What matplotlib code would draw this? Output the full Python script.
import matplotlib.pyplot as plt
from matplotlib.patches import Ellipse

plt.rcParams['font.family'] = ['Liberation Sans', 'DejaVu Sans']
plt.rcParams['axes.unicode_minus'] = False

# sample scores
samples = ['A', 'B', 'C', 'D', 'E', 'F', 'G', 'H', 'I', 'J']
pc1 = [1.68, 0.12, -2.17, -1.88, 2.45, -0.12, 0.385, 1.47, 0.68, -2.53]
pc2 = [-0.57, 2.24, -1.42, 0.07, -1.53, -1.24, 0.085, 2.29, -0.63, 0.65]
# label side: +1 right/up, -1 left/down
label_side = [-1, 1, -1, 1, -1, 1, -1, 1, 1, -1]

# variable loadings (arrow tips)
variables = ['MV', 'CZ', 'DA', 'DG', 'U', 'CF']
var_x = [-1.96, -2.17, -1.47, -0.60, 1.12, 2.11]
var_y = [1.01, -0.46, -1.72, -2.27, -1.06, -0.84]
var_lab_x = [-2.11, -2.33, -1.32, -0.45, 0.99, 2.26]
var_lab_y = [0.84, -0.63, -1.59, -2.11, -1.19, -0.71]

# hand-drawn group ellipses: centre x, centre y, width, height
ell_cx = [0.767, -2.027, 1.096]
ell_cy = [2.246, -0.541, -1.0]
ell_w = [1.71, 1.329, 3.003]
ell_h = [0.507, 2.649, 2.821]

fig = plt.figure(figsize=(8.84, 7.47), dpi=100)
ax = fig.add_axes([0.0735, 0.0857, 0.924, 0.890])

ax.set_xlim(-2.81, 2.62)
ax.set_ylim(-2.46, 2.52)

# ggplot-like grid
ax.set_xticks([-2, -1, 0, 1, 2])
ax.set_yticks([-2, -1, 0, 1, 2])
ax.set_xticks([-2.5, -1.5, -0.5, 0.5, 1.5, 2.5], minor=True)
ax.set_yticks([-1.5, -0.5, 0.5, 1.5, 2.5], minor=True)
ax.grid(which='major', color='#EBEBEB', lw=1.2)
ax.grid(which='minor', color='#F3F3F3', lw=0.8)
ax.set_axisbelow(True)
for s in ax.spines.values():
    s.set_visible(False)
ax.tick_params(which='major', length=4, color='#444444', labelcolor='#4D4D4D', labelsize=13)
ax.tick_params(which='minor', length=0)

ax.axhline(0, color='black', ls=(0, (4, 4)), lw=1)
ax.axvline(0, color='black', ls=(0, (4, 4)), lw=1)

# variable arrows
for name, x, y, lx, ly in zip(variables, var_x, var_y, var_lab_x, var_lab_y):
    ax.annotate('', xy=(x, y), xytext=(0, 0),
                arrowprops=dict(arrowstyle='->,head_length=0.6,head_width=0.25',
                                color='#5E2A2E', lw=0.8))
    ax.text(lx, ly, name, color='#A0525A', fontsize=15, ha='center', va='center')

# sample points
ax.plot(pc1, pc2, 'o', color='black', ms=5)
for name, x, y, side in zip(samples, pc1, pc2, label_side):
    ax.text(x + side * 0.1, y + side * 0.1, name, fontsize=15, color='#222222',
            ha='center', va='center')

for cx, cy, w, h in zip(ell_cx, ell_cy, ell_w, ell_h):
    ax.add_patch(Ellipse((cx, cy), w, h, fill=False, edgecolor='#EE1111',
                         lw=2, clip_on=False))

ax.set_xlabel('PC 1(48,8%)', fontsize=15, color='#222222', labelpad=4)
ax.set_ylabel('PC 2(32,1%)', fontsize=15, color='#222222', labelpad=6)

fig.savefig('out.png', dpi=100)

══════════

_WHAT TO WORK ON_
In the listing above, reproduce the first line and each one after it through the line that contains "plt.rcParams['axes.unicode_minus'] = False".

_FULL RESPONSE_
What matplotlib code would draw this? Output the full Python script.
import matplotlib.pyplot as plt
from matplotlib.patches import Ellipse

plt.rcParams['font.family'] = ['Liberation Sans', 'DejaVu Sans']
plt.rcParams['axes.unicode_minus'] = False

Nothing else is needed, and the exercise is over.